At the same time, focusing on country risks — for example, the behavior of China or oil states — is in itself a simplification. The key shift is taking place not so much at the country level as at the investor type level: the Treasuries market is increasingly dependent not on reserve holders, but on participants who are sensitive to profitability, hedging costs, and financing conditions. It is the change in the "quality of holders", and not just the geography of capital, that determines the new dynamics of the market.
In sum, this means one thing: the previous demand for US Treasuries, although it does not show a collapse, has stopped growing and has lost the function of an automatic stabilizer.

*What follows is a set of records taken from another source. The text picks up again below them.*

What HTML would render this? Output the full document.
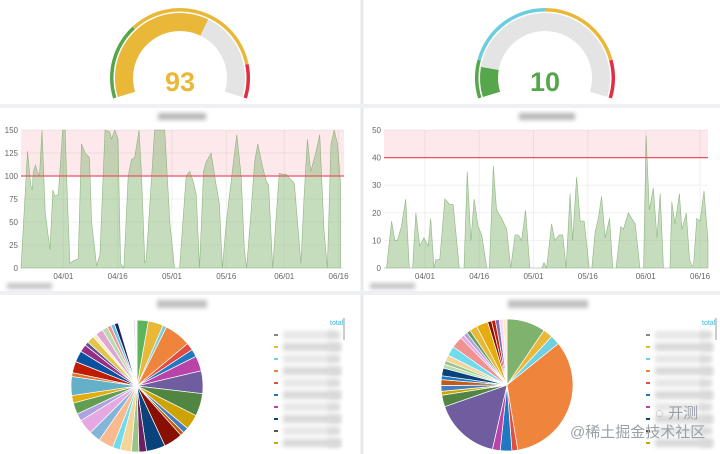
<!DOCTYPE html>
<html><head><meta charset="utf-8">
<style>
html,body{margin:0;padding:0;background:#fff;width:720px;height:454px;overflow:hidden;font-family:"Liberation Sans","Noto Sans CJK SC",sans-serif}
svg{position:absolute;left:0;top:0}
</style></head>
<body>
<svg id="dash" width="720" height="454" viewBox="0 0 720 454">
<defs><filter id="bl" x="-20%" y="-50%" width="140%" height="200%"><feGaussianBlur stdDeviation="2"/></filter></defs>
<rect x="0" y="0" width="720" height="454" fill="#fff"/>
<line x1="362" y1="0" x2="362" y2="454" stroke="#e6e8ec" stroke-width="3"/>
<rect x="0" y="104" width="720" height="4" fill="#eef0f3"/>
<rect x="0" y="291" width="720" height="4" fill="#eef0f3"/>
<g id="g-gauges"></g>
<g id="g-ts1"></g>
<g id="g-ts2"></g>
<g id="g-pies"></g>
<text x="570" y="437" font-size="15" fill="#9aa0a6">@稀土掘金技术社区</text>
<text x="655" y="418" font-size="15" fill="#9aa0a6">◌ 开测</text>
</svg>
<script>
// ---------- data ----------
const gauge1Value = [93];
const gauge1Max = [150];
const gauge1Thresholds = [0, 45, 130];
const gauge2Value = [10];
const gauge2Max = [80];
const gauge2Thresholds = [0, 12, 40, 68];

const ts1Days = [-11.7,-9.9,-9.0,-8.6,-8.3,-7.7,-7.2,-6.6,-5.9,-5.0,-3.7,-2.9,-2.3,-1.4,-0.7,-0.2,0.5,0.9,1.8,2.8,4.1,5.0,6.0,7.2,7.8,9.2,10.1,11.5,12.8,13.3,14.2,15.1,15.8,16.7,17.9,18.8,19.7,20.9,21.6,22.5,22.9,25.2,28.0,29.4,30.7,32.1,33.9,34.9,35.8,36.7,37.6,38.7,39.4,40.8,42.2,43.1,43.9,45.0,46.8,47.9,49.1,50.0,50.6,51.8,52.8,53.7,55.0,56.0,56.7,57.8,59.6,60.6,61.5,62.4,63.8,65.6,66.5,67.4,68.3,69.7,70.8,72.0,72.9,73.9,74.8,75.7,76.6];
const ts1Values = [0,127,90,85,105,112,105,100,150,60,20,85,78,80,120,150,150,100,5,8,10,135,125,120,50,2,15,150,148,140,150,140,5,0,100,118,120,150,100,5,10,150,150,50,0,0,100,105,95,80,0,105,115,125,90,70,0,50,110,145,100,20,0,60,115,135,110,95,90,0,103,102,102,98,92,5,80,140,105,125,145,40,0,135,150,135,90];
const ts2Days = [-11.3,-10.6,-9.2,-8.3,-7.6,-6.5,-5.3,-4.3,-3.4,-2.5,-1.4,-0.3,0.5,0.9,1.6,2.5,3.0,4.1,5.5,6.9,7.8,9.5,10.8,11.7,12.7,13.6,14.7,15.7,17.1,17.8,18.9,19.8,21.2,22.6,23.7,24.9,25.8,26.7,27.8,29.0,30.0,32.3,32.9,33.6,35.0,35.9,37.1,38.1,39.0,40.1,40.8,41.9,42.9,44.0,45.4,46.1,47.0,47.9,48.8,49.8,51.0,51.9,52.8,54.1,54.8,56.2,57.1,58.1,59.4,60.4,61.1,62.0,63.1,64.1,65.0,65.9,67.7,68.2,69.1,70.3,71.0,72.2,73.1,73.7,74.2,75.1,76.0,77.1,78.2];
const ts2Values = [0,0,17,10,10,15,25,0,0,20,8,11,9,8,18,0,3,3,25,23,23,0,0,35,10,25,15,12,0,0,37,21,18,14,0,12,12,10,21,0,0,0,2,0,16,10,12,12,0,27,10,33,17,17,0,0,13,18,26,11,18,0,0,15,14,20,18,16,0,0,48,21,29,11,27,0,0,24,16,27,14,20,3,1,1,18,17,28,10];
const tickLabels = ["04/01","04/16","05/01","05/16","06/01","06/16"];
const tickDays = [0,15,30,45,61,76];
const ts1YTicks = [0,25,50,75,100,125,150];
const ts2YTicks = [0,10,20,30,40,50];
const ts1Threshold = [100];
const ts2Threshold = [40];

const pie1Values = [3,4,1,7,2,2,4,6,6,4,1.5,1,5,5,2,2,3,2,4,3,4,2,3,2,5,1,3,3,2,1,2,1,2,1.5,1,1,1,4,0.5,0.5];
const pie1Colors = ["#5fb35c","#eab839","#6ed0e0","#ef843c","#e24d42","#1f78c1","#ba43a9","#705da0","#508642","#cca300","#447ebc","#c15c17","#890f02","#0a437c","#6d1f62","#9ac48a","#f4d598","#70dbed","#f9ba8f","#82b5d8","#e5a8e2","#aea2e0","#629e51","#e5ac0e","#64b0c8","#e0752d","#bf1b00","#0a50a1","#962d82","#614d93","#e0c74a","#fceaca","#dea6d3","#b7dbab","#f29191","#65c5db","#1f1f6b","#ffffff","#e0e0e0","#f6f6f6"];
const pie2Values = [10,2.5,2.5,35,1.5,3,2,17,3,1,1.5,1.5,1,2,1,1,1.5,2.5,3,1,1,1,2,3,1,1,1,1,1];
const pie2Colors = ["#7eb26d","#eab839","#6ed0e0","#ef843c","#e24d42","#1f78c1","#ba43a9","#705da0","#508642","#cca300","#447ebc","#c15c17","#1f78c1","#0a437c","#b7dbab","#9ac48a","#f4d598","#70dbed","#f29191","#e5a8e2","#aea2e0","#629e51","#eab839","#e5ac0e","#890f02","#bf1b00","#806eb7","#f9d9f9","#fceaca"];
const legendColors = ["#888","#eab839","#6ed0e0","#ef843c","#e24d42","#1f78c1","#ba43a9","#0a437c","#555","#cca300"];

// ---------- helpers ----------
const NS = "http://www.w3.org/2000/svg";
function mk(parent, tag, attrs){const e=document.createElementNS(NS,tag);for(const k in attrs)e.setAttribute(k,attrs[k]);parent.appendChild(e);return e;}
function pt(cx,cy,r,deg){const a=deg*Math.PI/180;return [cx+r*Math.sin(a),cy-r*Math.cos(a)];}
function arcPath(cx,cy,r0,r1,a0,a1){
  const p0=pt(cx,cy,r1,a0),p1=pt(cx,cy,r1,a1),p2=pt(cx,cy,r0,a1),p3=pt(cx,cy,r0,a0);
  const lg=(a1-a0)>180?1:0;
  return `M${p0[0]},${p0[1]}A${r1},${r1} 0 ${lg} 1 ${p1[0]},${p1[1]}L${p2[0]},${p2[1]}A${r0},${r0} 0 ${lg} 0 ${p3[0]},${p3[1]}Z`;
}

// ---------- gauges ----------
const GA = 107;
function drawGauge(g,cx,cy,val,max,ths,thColors,fillColor,name){
  const ang=v=>-GA+2*GA*Math.min(v,max)/max;
  const bg=mk(g,"path",{d:arcPath(cx,cy,47,65,-GA,GA),fill:"#e4e4e4"});
  
  
  const fl=mk(g,"path",{d:arcPath(cx,cy,47,65,-GA,ang(val)),fill:fillColor});
  
  
  for(let i=0;i<ths.length;i++){
    const a0=ang(ths[i]),a1=i+1<ths.length?ang(ths[i+1]):GA;
    const t=mk(g,"path",{d:arcPath(cx,cy,66.5,70,a0,a1),fill:thColors[i]});
    
    
  }
  const tx=mk(g,"text",{x:cx,y:cy+13,"text-anchor":"middle","font-size":"27","font-weight":"bold",fill:fillColor});
  tx.textContent=val;
  
  
}
const gg=document.getElementById("g-gauges");
drawGauge(gg,180,78,gauge1Value[0],gauge1Max[0],gauge1Thresholds,["#56a64b","#eab839","#e02f44"],"#eab839","gauge-left");
drawGauge(gg,545,78,gauge2Value[0],gauge2Max[0],gauge2Thresholds,["#56a64b","#6ccde0","#eab839","#e02f44"],"#56a64b","gauge-right");

// ---------- time series ----------
function drawTS(g,days,vals,yTicks,th,x0,x1,d0,d1,name,titleX,titleW){
  const yTop=130,yBot=268,yMax=yTicks[yTicks.length-1];
  const X=d=>x0+(d-d0)/(d1-d0)*(x1-x0);
  const Y=v=>yBot-v/yMax*(yBot-yTop);
  const title=mk(g,"rect",{x:titleX,y:113,width:titleW,height:7,fill:"#b8b8b8",filter:"url(#bl)"});
  
  
  yTicks.forEach(t=>{
    const l=mk(g,"line",{x1:x0,x2:x1,y1:Y(t),y2:Y(t),stroke:"#f0f0f0"});
    
    
    const tx=mk(g,"text",{x:x0-3,y:Y(t)+3,"text-anchor":"end","font-size":"8",fill:"#666"});
    tx.textContent=t;
    
    
  });
  tickDays.forEach((d,i)=>{
    const l=mk(g,"line",{x1:X(d),x2:X(d),y1:yTop,y2:yBot,stroke:"#f0f0f0"});
    
    
    const tx=mk(g,"text",{x:X(d),y:yBot+11,"text-anchor":"middle","font-size":"8",fill:"#666"});
    tx.textContent=tickLabels[i];
    
    
  });
  const band=mk(g,"rect",{x:x0,y:Y(yMax),width:x1-x0,height:Y(th[0])-Y(yMax),fill:"rgba(242,73,92,0.12)"});
  
  
  let d=`M${X(days[0])},${yBot}`;
  days.forEach((dd,i)=>{d+=`L${X(dd)},${Y(vals[i])}`;});
  d+=`L${X(days[days.length-1])},${yBot}Z`;
  const area=mk(g,"path",{d:d,fill:"rgba(126,178,109,0.45)",stroke:"rgba(110,160,95,0.7)","stroke-width":"0.6"});
  
  
  const tl=mk(g,"line",{x1:x0,x2:x1,y1:Y(th[0]),y2:Y(th[0]),stroke:"#e8555f","stroke-width":"1.2"});
  
  
  const lg=mk(g,"rect",{x:x0-14,y:283,width:45,height:6,fill:"#c4c4c4",filter:"url(#bl)"});
  
  
}
drawTS(document.getElementById("g-ts1"),ts1Days,ts1Values,ts1YTicks,ts1Threshold,21,344,-11.7,77.5,"chart-left",158,48);
drawTS(document.getElementById("g-ts2"),ts2Days,ts2Values,ts2YTicks,ts2Threshold,384,708,-11.3,78.2,"chart-right",519,56);

// ---------- pies ----------
function drawPie(g,cx,cy,r,vals,cols,name,titleX,titleW,lx){
  const tot=vals.reduce((a,b)=>a+b,0);
  const title=mk(g,"rect",{x:titleX,y:300,width:titleW,height:8,fill:"#c0c0c0",filter:"url(#bl)"});
  
  
  let a=0;
  vals.forEach((v,i)=>{
    const a1=a+v/tot*360;
    const p0=pt(cx,cy,r,a),p1=pt(cx,cy,r,a1);
    const s=mk(g,"path",{d:`M${cx},${cy}L${p0[0]},${p0[1]}A${r},${r} 0 ${(a1-a)>180?1:0} 1 ${p1[0]},${p1[1]}Z`,fill:cols[i%cols.length],stroke:"#fff","stroke-width":"0.7"});
    
    
    a=a1;
  });
  const t=mk(g,"text",{x:lx+56,y:325,"font-size":"7",fill:"#33b5e5"});
  t.textContent="total";
  
  
  legendColors.forEach((c,i)=>{
    const y=335+i*12;
    const dsh=mk(g,"rect",{x:lx,y:y-1,width:4,height:2,fill:c});
    
    
    const b=mk(g,"rect",{x:lx+9,y:y-4,width:i%2?58:50,height:8,fill:i%2?"#d8d8d8":"#e6e6e6",filter:"url(#bl)"});
    
    
    const v=mk(g,"rect",{x:lx+54,y:y-4,width:12,height:8,fill:"#dadada",filter:"url(#bl)"});
    
    
  });
  const sb=mk(g,"rect",{x:lx+69,y:318,width:2,height:22,fill:"#ccc"});
  
  
}
const gp=document.getElementById("g-pies");
drawPie(gp,137,386,66,pie1Values,pie1Colors,"pie-left",157,50,274);
drawPie(gp,507,385,66,pie2Values,pie2Colors,"pie-right",508,80,646);
</script>
</body></html>
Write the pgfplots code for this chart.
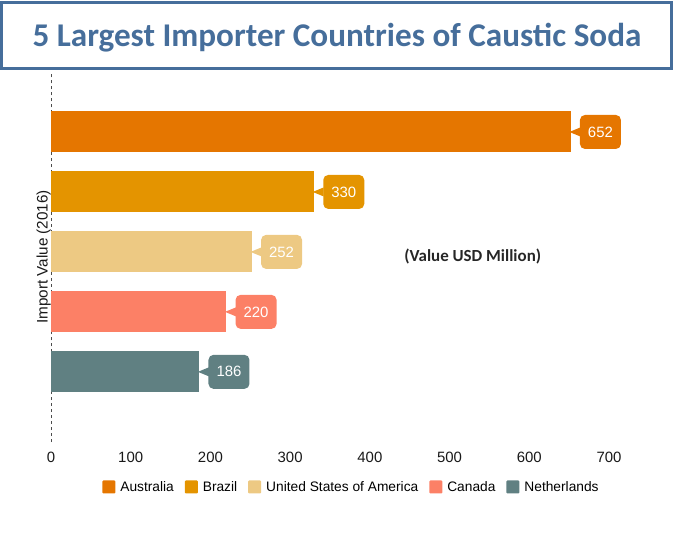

Demand is becoming less unconditional, less politically neutral, and more sensitive to price, hedge, and stress. This is a real systemic change.
Nevertheless, the Treasuries market, with its scale, depth, and lack of alternatives, remains one of the foundations of the global financial system. But sustainability is now achieved at the expense of price: with growing US debt, the market requires higher and higher yields to absorb this debt. This is the new reality — not the collapse, but the gradual rise in price and nervousness of the entire structure.
At the same time, financial chains in global trade are changing. The weakening of the petrodollar system is accompanied by an increase in alternative payments, including in yuan. This does not mean a rapid change of the leading currency, but indicates a gradual fragmentation of the system, in which the dollar is no longer the only absolute center.
It's not an abstract drama for Russia.
For Russia, the consequences are quite practical. The economy now lives in a semi-isolated loop, where the external shock first passes through export earnings, the budget and internal monetary conditions. Therefore, stress in the dollar system by itself does not mean either an automatic fall or a strengthening of the ruble. The key factor is the dynamics of raw materials, primarily oil, gold and the stability of the currency flow. If the tension in the dollar system coincides with high oil and gold prices, the economy receives partial compensation. If it is accompanied by a global flight from risk and a drop in raw materials, the pressure on the ruble and the budget increases.
During periods of geopolitical tension, gold becomes not just a defensive asset, but part of the macro-financial balance. The global redistribution of capital supports precious metal prices and at the same time strengthens the role of countries where it occupies a significant share in reserves.
At the same time, an increase in Treasury yields means an increase in the cost of capital worldwide, and this reaches Russia through rates, liquidity and risk perception. As a result, credit is becoming more expensive and less accessible: banks are acting more cautiously, and the most vulnerable segments — the development and consumer sectors — are under pressure.
Under these conditions, the OFZ market is not completely isolated, but it also does not move directly behind the dollar. If external stress does not destroy the export flow, it is able to maintain relative stability. But with falling raw materials and declining budget revenues, the long end of the curve also requires an additional premium. In other words, the fate of OFZ is determined not by the "end of the dollar," but by the channel through which global nervousness enters the economy.